- EXERCISE
Pictures stay out of the copy; set down each line of the listing below exactly.
##############################
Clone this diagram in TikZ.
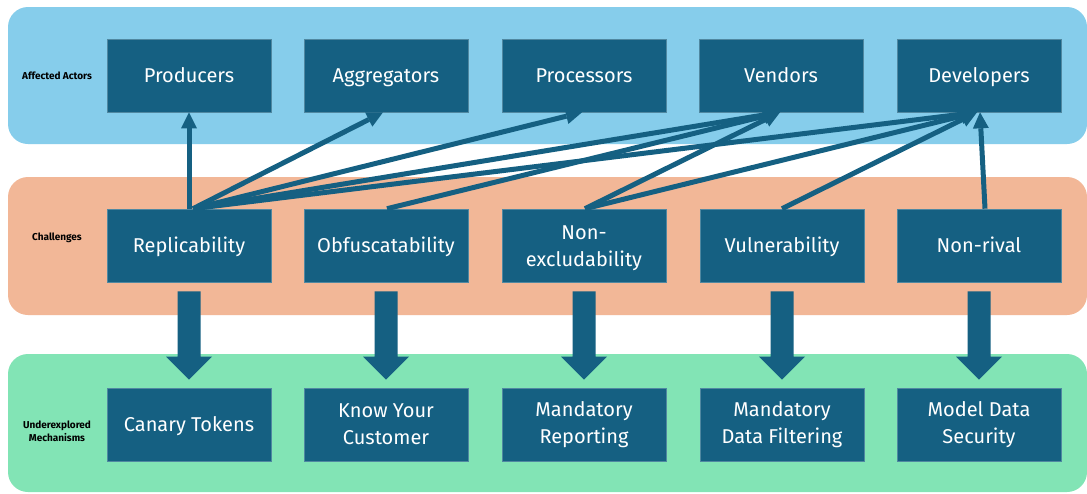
\documentclass[tikz,border=0pt]{standalone}
\usepackage{fontspec}
\setmainfont{Fira Sans}
\usetikzlibrary{arrows.meta}
\definecolor{boxc}{HTML}{156082}
\definecolor{bluebg}{HTML}{86CDEB}
\definecolor{orgbg}{HTML}{F2B797}
\definecolor{grnbg}{HTML}{82E4B5}
\newcommand\fatarrow[2]{%
  \fill[boxc] ([shift={(-11.5pt,-9pt)}]#1.south) -- ([shift={(11.5pt,-9pt)}]#1.south)
    -- ([shift={(11.5pt,31pt)}]#2.north) -- ([shift={(23pt,31pt)}]#2.north)
    -- ([yshift=8pt]#2.north) -- ([shift={(-23pt,31pt)}]#2.north)
    -- ([shift={(-11.5pt,31pt)}]#2.north) -- cycle;}
\begin{document}
\begin{tikzpicture}[x=1pt,y=-1pt,
  box/.style={fill=boxc, draw=boxc!75!white, line width=0.6pt, minimum width=164pt,
    minimum height=73pt, inner sep=0pt, text=white,
    font=\fontsize{20}{27}\selectfont, align=center},
  one/.style={box, text height=18pt, text depth=4pt},
  lbl/.style={font=\fontsize{10}{13}\selectfont\bfseries, align=center, text=black},
  band/.style={rounded corners=20pt},
  conn/.style={draw=boxc, line width=5pt,
    -{Triangle[width=16pt,length=16pt,line width=0pt]}}]
\useasboundingbox (0,0) rectangle (1087,493);
\fill[white] (0,0) rectangle (1087,493);
% bands
\fill[bluebg, band] (8,7) rectangle (1087,144);
\fill[orgbg, band] (8,177) rectangle (1087,315);
\fill[grnbg, band] (8,354) rectangle (1087,492);
% band labels
\node[lbl] (la) at (57,76) {Affected Actors};
\node[lbl] (lc) at (57,238) {Challenges};
\node[lbl] (lu) at (57,431) {Underexplored\\Mechanisms};
% top row
\node[one] (pro) at (189,75.5) {Producers};
\node[one] (agg) at (386,75.5) {Aggregators};
\node[one] (prc) at (584,75.5) {Processors};
\node[one] (ven) at (781,75.5) {Vendors};
\node[one] (dev) at (979,75.5) {Developers};
% middle row
\node[one] (rep) at (189,245.5) {Replicability};
\node[one] (obf) at (386,245.5) {Obfuscatability};
\node[box] (nex) at (584,245.5) {\rule{0pt}{20pt}Non-\\excludability};
\node[one] (vul) at (782,245.5) {Vulnerability};
\node[one] (nri) at (979,245.5) {Non-rival};
% bottom row
\node[one] (can) at (189,424.5) {Canary Tokens};
\node[box] (kyc) at (386,424.5) {Know Your\\Customer};
\node[box] (mrp) at (584,424.5) {Mandatory\\Reporting};
\node[box] (mdf) at (782,424.5) {Mandatory\\Data Filtering};
\node[box] (mds) at (979,424.5) {Model Data\\Security};
% connectors
\draw[conn] (rep.north) -- (pro.south);
\draw[conn] ([xshift=4pt]rep.north) -- ([xshift=-3pt]agg.south);
\draw[conn] ([xshift=4pt]rep.north) -- ([xshift=-2pt]prc.south);
\draw[conn] ([xshift=4pt]rep.north) -- ([xshift=-1pt]ven.south);
\draw[conn] ([xshift=4pt]rep.north) -- ([xshift=-2pt]dev.south);
\draw[conn] ([xshift=1pt]obf.north) -- ([xshift=-1pt]ven.south);
\draw[conn] ([xshift=1pt]nex.north) -- ([xshift=-1pt]ven.south);
\draw[conn] ([xshift=1pt]nex.north) -- ([xshift=-2pt]dev.south);
\draw[conn] (vul.north) -- ([xshift=-2pt]dev.south);
\draw[conn] ([xshift=6pt]nri.north) -- ([xshift=1pt]dev.south);
% block arrows
\fatarrow{rep}{can}
\fatarrow{obf}{kyc}
\fatarrow{nex}{mrp}
\fatarrow{vul}{mdf}
\fatarrow{nri}{mds}
\end{tikzpicture}
\end{document}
##############################
- RESPONSE
Clone this diagram in TikZ.
\documentclass[tikz,border=0pt]{standalone}
\usepackage{fontspec}
\setmainfont{Fira Sans}
\usetikzlibrary{arrows.meta}
\definecolor{boxc}{HTML}{156082}
\definecolor{bluebg}{HTML}{86CDEB}
\definecolor{orgbg}{HTML}{F2B797}
\definecolor{grnbg}{HTML}{82E4B5}
\newcommand\fatarrow[2]{%
  \fill[boxc] ([shift={(-11.5pt,-9pt)}]#1.south) -- ([shift={(11.5pt,-9pt)}]#1.south)
    -- ([shift={(11.5pt,31pt)}]#2.north) -- ([shift={(23pt,31pt)}]#2.north)
    -- ([yshift=8pt]#2.north) -- ([shift={(-23pt,31pt)}]#2.north)
    -- ([shift={(-11.5pt,31pt)}]#2.north) -- cycle;}
\begin{document}
\begin{tikzpicture}[x=1pt,y=-1pt,
  box/.style={fill=boxc, draw=boxc!75!white, line width=0.6pt, minimum width=164pt,
    minimum height=73pt, inner sep=0pt, text=white,
    font=\fontsize{20}{27}\selectfont, align=center},
  one/.style={box, text height=18pt, text depth=4pt},
  lbl/.style={font=\fontsize{10}{13}\selectfont\bfseries, align=center, text=black},
  band/.style={rounded corners=20pt},
  conn/.style={draw=boxc, line width=5pt,
    -{Triangle[width=16pt,length=16pt,line width=0pt]}}]
\useasboundingbox (0,0) rectangle (1087,493);
\fill[white] (0,0) rectangle (1087,493);
% bands
\fill[bluebg, band] (8,7) rectangle (1087,144);
\fill[orgbg, band] (8,177) rectangle (1087,315);
\fill[grnbg, band] (8,354) rectangle (1087,492);
% band labels
\node[lbl] (la) at (57,76) {Affected Actors};
\node[lbl] (lc) at (57,238) {Challenges};
\node[lbl] (lu) at (57,431) {Underexplored\\Mechanisms};
% top row
\node[one] (pro) at (189,75.5) {Producers};
\node[one] (agg) at (386,75.5) {Aggregators};
\node[one] (prc) at (584,75.5) {Processors};
\node[one] (ven) at (781,75.5) {Vendors};
\node[one] (dev) at (979,75.5) {Developers};
% middle row
\node[one] (rep) at (189,245.5) {Replicability};
\node[one] (obf) at (386,245.5) {Obfuscatability};
\node[box] (nex) at (584,245.5) {\rule{0pt}{20pt}Non-\\excludability};
\node[one] (vul) at (782,245.5) {Vulnerability};
\node[one] (nri) at (979,245.5) {Non-rival};
% bottom row
\node[one] (can) at (189,424.5) {Canary Tokens};
\node[box] (kyc) at (386,424.5) {Know Your\\Customer};
\node[box] (mrp) at (584,424.5) {Mandatory\\Reporting};
\node[box] (mdf) at (782,424.5) {Mandatory\\Data Filtering};
\node[box] (mds) at (979,424.5) {Model Data\\Security};
% connectors
\draw[conn] (rep.north) -- (pro.south);
\draw[conn] ([xshift=4pt]rep.north) -- ([xshift=-3pt]agg.south);
\draw[conn] ([xshift=4pt]rep.north) -- ([xshift=-2pt]prc.south);
\draw[conn] ([xshift=4pt]rep.north) -- ([xshift=-1pt]ven.south);
\draw[conn] ([xshift=4pt]rep.north) -- ([xshift=-2pt]dev.south);
\draw[conn] ([xshift=1pt]obf.north) -- ([xshift=-1pt]ven.south);
\draw[conn] ([xshift=1pt]nex.north) -- ([xshift=-1pt]ven.south);
\draw[conn] ([xshift=1pt]nex.north) -- ([xshift=-2pt]dev.south);
\draw[conn] (vul.north) -- ([xshift=-2pt]dev.south);
\draw[conn] ([xshift=6pt]nri.north) -- ([xshift=1pt]dev.south);
% block arrows
\fatarrow{rep}{can}
\fatarrow{obf}{kyc}
\fatarrow{nex}{mrp}
\fatarrow{vul}{mdf}
\fatarrow{nri}{mds}
\end{tikzpicture}
\end{document}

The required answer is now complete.